I just blew my nose and little bits of weed came out.
I can only get completely wasted and hungry two more times and then we're out of fritos.
We used a lit joint as a candle for her birthday cake
I literally put my pussy on his sideburns, it was awkward
There's a lil minaj in everyone
My boss just sent an employee on an hour long paid break to pick up weed for our 'staff meeting' tomorrow morning.
Babies are disgusting. I held one once. Then I washed my hands and rinsed my mouth out with wine.
Also, rendered a whole bar silent last night when I told a guy to take off his panties and take a shot out of my cleavage. Video to follow...
I am his drunk Jesus. I will love him from afar because he's my little lamb
I suppose we should both be prepared for the secret service to come visit us after this conversation. Hi NSA.

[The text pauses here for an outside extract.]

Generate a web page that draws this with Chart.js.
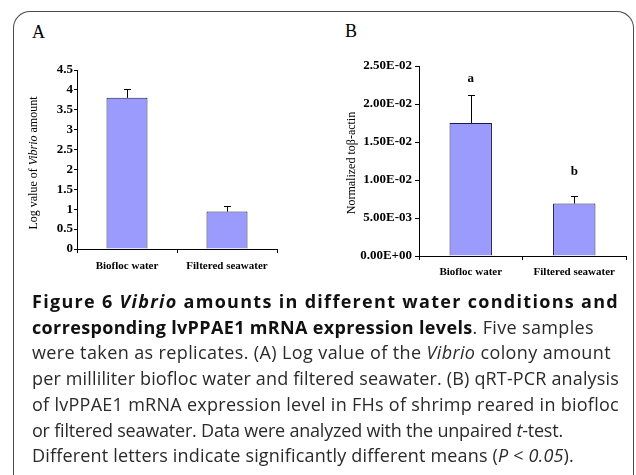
<!DOCTYPE html>
<html>
<head>
<meta charset="utf-8">
<script src="https://cdn.jsdelivr.net/npm/chart.js@4.4.1/dist/chart.umd.min.js"></script>
<style>
  body { margin:0; background:#fff; width:636px; height:475px; overflow:hidden; position:relative; }
  .frame { position:absolute; left:13px; top:11px; width:619px; height:520px; border:1.5px solid #4a4a4a; border-bottom:none; border-radius:17px 17px 0 0; }
  .panel { position:absolute; font-family:"Liberation Serif", serif; font-size:18px; color:#000; }
  canvas { position:absolute; top:0; }
  .caption { position:absolute; left:32px; top:289px; font-family:"Open Sans", sans-serif; font-size:18px; line-height:25.7px; color:#2a2a2a; white-space:nowrap; }
  .caption span { display:block; }
  .caption b { color:#111; }
</style>
</head>
<body>
<div class="frame"></div>
<div class="panel" style="left:32px;top:22px;">A</div>
<div class="panel" style="left:345px;top:21px;">B</div>
<canvas id="chartA" width="318" height="290" style="left:0"></canvas>
<canvas id="chartB" width="318" height="290" style="left:318px"></canvas>
<div class="caption">
<span data-w="587"><b>Figure 6 <i>Vibrio</i> amounts in different water conditions and</b></span>
<span data-w="562"><b>corresponding lvPPAE1 mRNA expression levels</b>. Five samples</span>
<span data-w="579">were taken as replicates. (A) Log value of the <i>Vibrio</i> colony amount</span>
<span data-w="587">per milliliter biofloc water and filtered seawater. (B) qRT-PCR analysis</span>
<span data-w="587">of lvPPAE1 mRNA expression level in FHs of shrimp reared in biofloc</span>
<span data-w="531">or filtered seawater. Data were analyzed with the unpaired <i>t</i>-test.</span>
<span data-w="542">Different letters indicate significantly different means (<i>P</i> &lt; <i>0.05</i>).</span>
</div>
<script>
// data
var categories = ['Biofloc water', 'Filtered seawater'];
var vibrioLog = [3.80, 0.94];
var vibrioErr = [0.22, 0.13];
var yTicksA = ['0', '0.5', '1', '1.5', '2', '2.5', '3', '3.5', '4', '4.5'];
var expression = [0.0175, 0.0069];
var expressionErr = [0.0037, 0.0010];
var sigLetters = ['a', 'b'];
var sigLetterAt = [0.0234, 0.0111];
var yTicksB = ['0.00E+00', '5.00E-03', '1.00E-02', '1.50E-02', '2.00E-02', '2.50E-02'];

var serif = 'Liberation Serif';
var barFill = '#9b9bfd';
var barLine = '#1c1c48';

// stretch caption lines to the widths of the printed caption
document.querySelectorAll('.caption span').forEach(function(line) {
  line.style.display = 'inline-block';
  var w = line.getBoundingClientRect().width;
  var n = line.textContent.length;
  line.style.letterSpacing = ((+line.dataset.w - w) / n).toFixed(3) + 'px';
  line.style.display = 'block';
});

// upper error whisker with cap
var errorBars = {
  id: 'errorBars',
  afterDatasetsDraw: function(chart, args, opts) {
    var ctx = chart.ctx, meta = chart.getDatasetMeta(0), y = chart.scales.y;
    ctx.save();
    ctx.strokeStyle = '#000';
    ctx.lineWidth = 1;
    meta.data.forEach(function(bar, i) {
      var top = y.getPixelForValue(opts.values[i] + opts.errors[i]);
      var x = Math.round(bar.x) + 0.5;
      ctx.beginPath();
      ctx.moveTo(x, bar.y);
      ctx.lineTo(x, Math.round(top) + 0.5);
      ctx.moveTo(x - 3.5, Math.round(top) + 0.5);
      ctx.lineTo(x + 3.5, Math.round(top) + 0.5);
      ctx.stroke();
    });
    if (opts.letters) {
      ctx.fillStyle = '#000';
      ctx.font = 'bold 13px "' + serif + '"';
      ctx.textAlign = 'center';
      ctx.textBaseline = 'middle';
      meta.data.forEach(function(bar, i) {
        ctx.fillText(opts.letters[i], bar.x, y.getPixelForValue(opts.letterAt[i]));
      });
    }
    ctx.restore();
  }
};

// rotated y title, pieces may be italic
var yTitle = {
  id: 'yTitle',
  afterDraw: function(chart, args, opts) {
    var ctx = chart.ctx;
    ctx.save();
    ctx.translate(opts.x, opts.y);
    ctx.rotate(-Math.PI / 2);
    ctx.fillStyle = '#000';
    ctx.textBaseline = 'middle';
    var total = 0;
    opts.parts.forEach(function(p) {
      ctx.font = (p.italic ? 'italic ' : '') + '12px "' + serif + '"';
      total += ctx.measureText(p.text).width;
    });
    var cx = -total / 2;
    opts.parts.forEach(function(p) {
      ctx.font = (p.italic ? 'italic ' : '') + '12px "' + serif + '"';
      ctx.fillText(p.text, cx, 0);
      cx += ctx.measureText(p.text).width;
    });
    ctx.restore();
  }
};

function makeOptions(cfg) {
  return {
    responsive: false,
    animation: false,
    layout: { padding: cfg.padding },
    plugins: {
      legend: { display: false },
      tooltip: { enabled: false },
      errorBars: cfg.err,
      yTitle: cfg.title
    },
    scales: {
      x: {
        grid: { display: true, drawOnChartArea: false, offset: true, tickLength: 4, color: '#000' },
        border: { color: '#000', width: 1 },
        ticks: { color: '#000', padding: cfg.xPad, font: { family: serif, size: 11, weight: 'bold' } },
        afterFit: function(s) { s.height = cfg.xHeight; }
      },
      y: {
        min: 0,
        max: cfg.max,
        grid: { display: true, drawOnChartArea: false, tickLength: cfg.yTick, color: '#000' },
        border: { color: '#000', width: 1 },
        ticks: {
          stepSize: cfg.step,
          color: '#000',
          padding: cfg.yPad,
          font: { family: serif, size: 13, weight: 'bold' },
          callback: function(v, i) { return cfg.labels[i]; }
        },
        afterFit: function(s) { s.width = cfg.yWidth; }
      }
    }
  };
}

new Chart(document.getElementById('chartA'), {
  type: 'bar',
  data: {
    labels: categories,
    datasets: [{ data: vibrioLog, backgroundColor: barFill, borderColor: barLine, borderWidth: 1, categoryPercentage: 1, barPercentage: 0.41 }]
  },
  options: makeOptions({
    padding: { left: 0, top: 70, right: 41, bottom: 0 },
    max: 4.5, step: 0.5, labels: yTicksA,
    yWidth: 77, yTick: 3, yPad: 1,
    xHeight: 41, xPad: 7,
    err: { values: vibrioLog, errors: vibrioErr },
    title: { x: 34, y: 163, parts: [{ text: 'Log value of ' }, { text: 'Vibrio', italic: true }, { text: ' amount' }] }
  }),
  plugins: [errorBars, yTitle]
});

new Chart(document.getElementById('chartB'), {
  type: 'bar',
  data: {
    labels: categories,
    datasets: [{ data: expression, backgroundColor: barFill, borderColor: barLine, borderWidth: 1, categoryPercentage: 1, barPercentage: 0.41 }]
  },
  options: makeOptions({
    padding: { left: 0, top: 66, right: 10, bottom: 0 },
    max: 0.025, step: 0.005, labels: yTicksB,
    yWidth: 101, yTick: 4, yPad: 3,
    xHeight: 34, xPad: 6,
    err: { values: expression, errors: expressionErr, letters: sigLetters, letterAt: sigLetterAt },
    title: { x: 34, y: 163, parts: [{ text: 'Normalized toβ-actin' }] }
  }),
  plugins: [errorBars, yTitle]
});
</script>
</body>
</html>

And then I fed you egg rolls in bed as you were screaming I'm moving out
I'm high, watching "Scream" and eating a grilled cheese sandwich off my boobs. I'm not going anywhere
Come on, clusterfuck. Put on a pushup bra and get your fine ass to the bar, or you will be a sad single stoner forever
Believe me honey Imma fuck the discount out of at least one plastic surgeon in my life
I peed outside 4 times after the bar, safe to say I had great night
Well you could have stayed home, played house and got blow jobs all weekend babe, but we all have to live with our decision
She did what?
Who. The correct term is she did who.
Did you see him? The correct term is definitely what.